Product Owners, Analysts, Product Managers, and Product Stakeholders who are starting on the first agile project or who have some experience on an Agile project and would like to expand their knowledge and confidence with User Stories to guide product development.
- Understand the practices, principles, and values articulated in the Agile Manifesto.
- Build skills in identifying and capturing stories and building a product backlog.
- Gain experience writing “good” user stories and gain a deep understanding of the purpose and use of user stories throughout the product development lifecycle.
- Learn how to create a story map to identify and capture product requirements.
- Learn strategies for organizing and prioritizing the product backlog.
Course Topics & Outline
- Historical perspective on software product requirements – how did we get here?
- Introduction to agile concepts
- Introduction to the Scrum Framework and Product Backlog
- Effectively communicating product ideas and requirements
- From vision to capabilities
- The life cycle of a story – with just enough and just in-time product definition
- The user story format
- Types of users & Personas
- Telling (and writing) good stories
- Story Writing Workshops
- Creating a User Story Map
- Acceptance Criteria
- Guided Exercise: Capturing User Stories
- Definition of Done
- Definition of Ready
- Structure and Management of the Product Backlog
- Breaking stories apart – right-sizing stories with perspectives and patterns
- Addressing non-functional requirements with stories
- Backlog Prioritization and Organization
- Simulation: Building a product backlog – user story mapping, user story capture, backlog creation and organization for our simulated product.

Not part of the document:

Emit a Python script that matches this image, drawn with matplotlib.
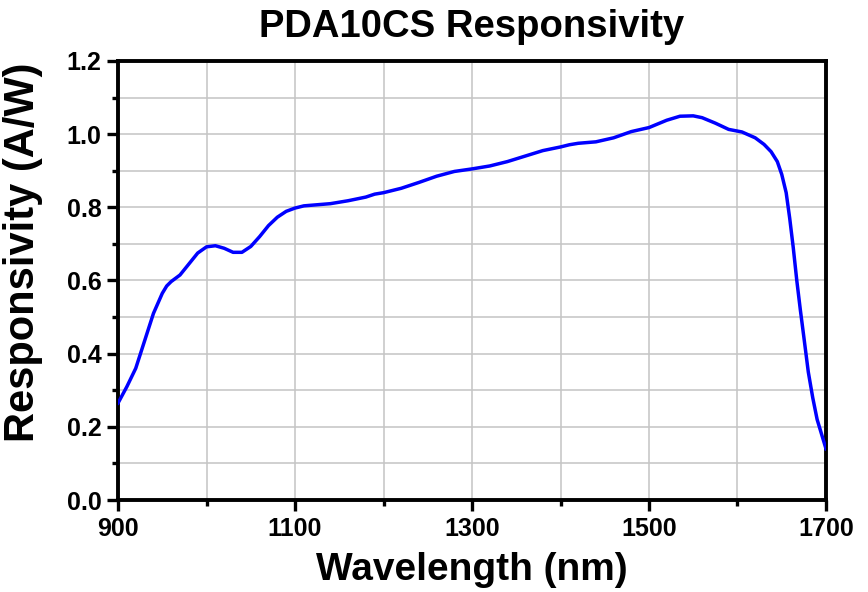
import matplotlib.pyplot as plt
from matplotlib.ticker import MultipleLocator

# values
wavelength = [900, 910, 920, 930, 940, 950, 955, 960, 970, 980, 990,
              1000, 1010, 1020, 1030, 1040, 1050, 1060, 1070, 1080, 1090,
              1100, 1110, 1120, 1140, 1160, 1180, 1190, 1200, 1220, 1240,
              1260, 1280, 1300, 1320, 1340, 1360, 1380, 1400, 1410, 1420,
              1440, 1460, 1480, 1500, 1520, 1535, 1550, 1560, 1575, 1590,
              1605, 1620, 1630, 1638, 1645, 1650, 1655, 1659, 1663, 1667,
              1671, 1675, 1680, 1685, 1690, 1695, 1700]
responsivity = [0.265, 0.31, 0.36, 0.435, 0.51, 0.565, 0.585, 0.597, 0.615, 0.645, 0.675,
                0.692, 0.695, 0.688, 0.677, 0.677, 0.693, 0.72, 0.75, 0.773, 0.789,
                0.798, 0.804, 0.806, 0.81, 0.818, 0.828, 0.836, 0.84, 0.852, 0.868,
                0.885, 0.898, 0.905, 0.913, 0.925, 0.94, 0.955, 0.965, 0.971, 0.975,
                0.979, 0.99, 1.007, 1.018, 1.038, 1.049, 1.05, 1.045, 1.03, 1.013,
                1.006, 0.99, 0.972, 0.952, 0.925, 0.89, 0.84, 0.77, 0.69, 0.60,
                0.52, 0.445, 0.35, 0.28, 0.22, 0.18, 0.14]

plt.rcParams['font.family'] = ['Liberation Sans', 'DejaVu Sans']
plt.rcParams['font.weight'] = 'bold'

fig = plt.figure(figsize=(8.68, 5.92), dpi=100)
ax = fig.add_axes([0.136, 0.1554, 0.8156, 0.7416])

ax.plot(wavelength, responsivity, color='#0000ff', lw=2.5, zorder=3,
        solid_joinstyle='round')

ax.set_xlim(900, 1700)
ax.set_ylim(0, 1.2)
ax.set_xticks(range(900, 1701, 200))
ax.set_xticks(range(1000, 1700, 200), minor=True)
ax.yaxis.set_major_locator(MultipleLocator(0.2))
ax.yaxis.set_minor_locator(MultipleLocator(0.1))
ax.yaxis.set_major_formatter(lambda v, p: f"{v:.1f}")

ax.grid(True, which='both', color='#c4c4c4', lw=1.1, zorder=0)

for s in ax.spines.values():
    s.set_linewidth(2.8)
ax.tick_params(which='major', direction='out', length=8, width=2.4, pad=4,
               labelsize=18)
ax.tick_params(which='minor', direction='out', length=4.5, width=2.4)

ax.set_title("PDA10CS Responsivity", fontsize=27.5, fontweight='bold', pad=17)
ax.set_xlabel("Wavelength (nm)", fontsize=28, fontweight='bold', labelpad=8)
ax.set_ylabel("Responsivity (A/W)", fontsize=30, fontweight='bold')
# label sits a bit above the axis middle in the reference
ax.yaxis.set_label_coords(-0.106, 0.565)

fig.savefig("out.png", dpi=100)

During the simulation, participants will form into product discovery teams and use story mapping, product analysis and story capture, and workflow process mapping to identify and capture initial user stories. The teams will then organize the stories into an ordered product backlog, progressively elaborate the stories – looking at patterns for decomposing large stories into right sized stories, and refine the highest priority stories to a point where they have a shared understanding of the story and it meets the definition of ready.